#### Dataset section

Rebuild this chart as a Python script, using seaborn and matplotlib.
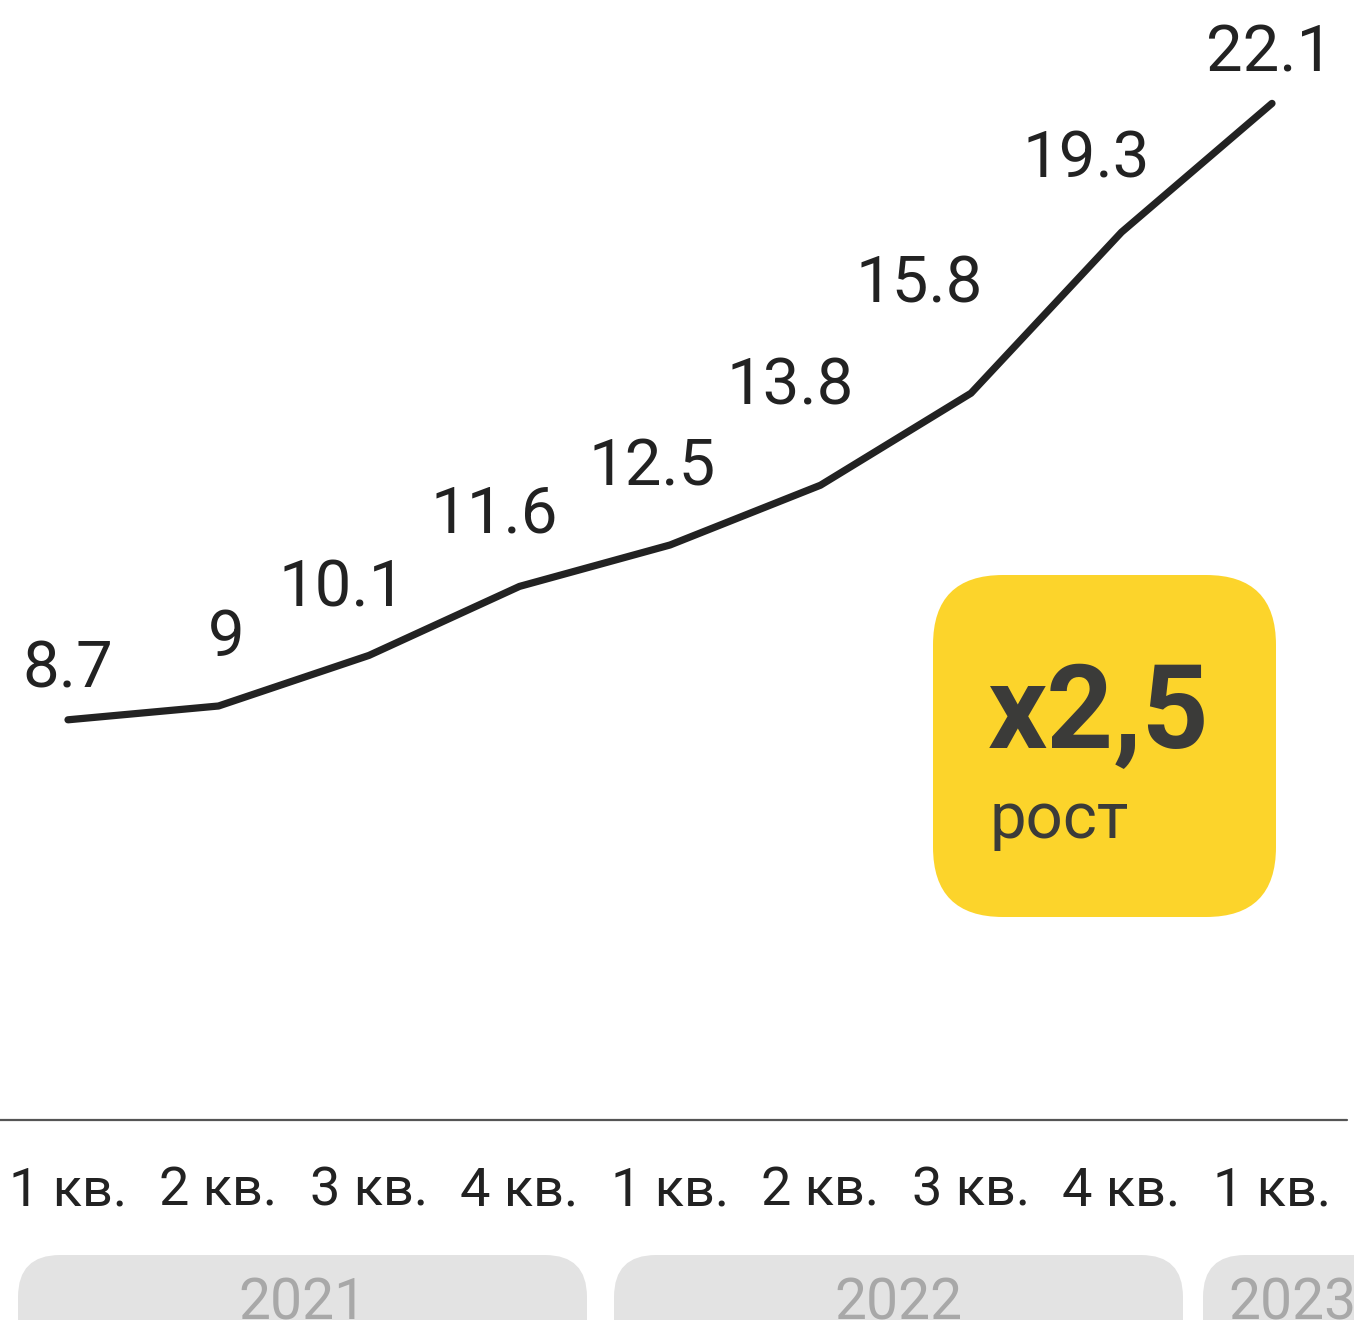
import matplotlib
matplotlib.use("Agg")
import matplotlib.pyplot as plt
from matplotlib.patches import FancyBboxPatch
import seaborn as sns
import pandas as pd

# ---- data ----
quarters = ["1 кв.", "2 кв.", "3 кв.", "4 кв.", "1 кв.", "2 кв.", "3 кв.", "4 кв.", "1 кв."]
values = [8.7, 9.0, 10.1, 11.6, 12.5, 13.8, 15.8, 19.3, 22.1]
value_labels = ["8.7", "9", "10.1", "11.6", "12.5", "13.8", "15.8", "19.3", "22.1"]
years = ["2021", "2022", "2023"]
badge_value = "x2,5"
badge_text = "рост"

# ---- layout (pixels) ----
label_dx = [0, 8, -27, -25, -18, -30, -52, -35, -2]
label_dy = [32, 50, 49, 54, 59, 81, 91, 55, 32]
TEXT_WEIGHT = "normal"

W, H = 1354, 1320
sns.set_theme(style="white")
plt.rcParams['font.family'] = ['Roboto', 'DejaVu Sans']

fig = plt.figure(figsize=(W / 100, H / 100), dpi=100)
ax = fig.add_axes([0, 0, 1, 1])
ax.set_axis_off()

n = len(values)
df = pd.DataFrame({"idx": list(range(n)), "value": values})
sns.lineplot(data=df, x="idx", y="value", ax=ax, color="#222222", linewidth=5.2,
             solid_capstyle="round", solid_joinstyle="round")

# scales: point 0 at px 68, point 8 at px 1272; y=0 at px 1120 from top, 46 px per unit
xpp = (8 - 0) / (1272 - 68)
ax.set_xlim(0 - 68 * xpp, 8 + (W - 1272) * xpp)
ypp = 1 / 46.0
ax.set_ylim(-(H - 1120) * ypp, 1120 * ypp)

# value labels
for i, (v, lab) in enumerate(zip(values, value_labels)):
    ax.annotate(lab, (i, v), xytext=(label_dx[i], label_dy[i]), textcoords="offset pixels",
                ha="center", va="baseline", fontsize=47, fontweight=TEXT_WEIGHT, color="#222222")

# baseline axis
ax.axhline(0, xmin=0, xmax=1347 / W, color="#555555", linewidth=1.6)

# quarter tick labels
for i, q in enumerate(quarters):
    ax.text(i, (H - 1205) / H, q, transform=ax.get_xaxis_transform(), ha="center",
            va="baseline", fontsize=39, fontweight=TEXT_WEIGHT, color="#222222")

# overlay in pixel coordinates for decorations
ov = fig.add_axes([0, 0, 1, 1], zorder=-1)
ov.set_xlim(0, W)
ov.set_ylim(H, 0)
ov.set_axis_off()
ov.patch.set_alpha(0)

pill_x = [18, 614, 1203]
pill_w = [569, 569, 569]
year_cx = [302, 898, 1292]
for x0, w, cx, yr in zip(pill_x, pill_w, year_cx, years):
    ov.add_patch(FancyBboxPatch((x0, 1255), w, 140, boxstyle="round,pad=0,rounding_size=42",
                                facecolor="#e3e3e3", edgecolor="none"))
    ov.text(cx, 1276, yr, ha="center", va="top",
            fontsize=41, fontweight=TEXT_WEIGHT, color="#a8a8a8")

# yellow badge
ov2 = fig.add_axes([0, 0, 1, 1], zorder=5)
ov2.set_xlim(0, W)
ov2.set_ylim(H, 0)
ov2.set_axis_off()
ov2.patch.set_alpha(0)
ov2.add_patch(FancyBboxPatch((933, 575), 343, 342, boxstyle="round,pad=0,rounding_size=70",
                             facecolor="#fcd42b", edgecolor="none"))
ov2.text(988, 748, badge_value, ha="left", va="baseline", fontsize=84, fontweight="bold",
         color="#3b3b39")
ov2.text(990, 838, badge_text, ha="left", va="baseline", fontsize=47, fontweight="normal",
         color="#3b3b39")

fig.savefig("out.png", dpi=100)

#### Task prompt
Write out the lines from the start of the material to the line with "import pandas as pd", inclusive and exactly. Skip the pictures.

#### Final answer
Rebuild this chart as a Python script, using seaborn and matplotlib.
import matplotlib
matplotlib.use("Agg")
import matplotlib.pyplot as plt
from matplotlib.patches import FancyBboxPatch
import seaborn as sns
import pandas as pd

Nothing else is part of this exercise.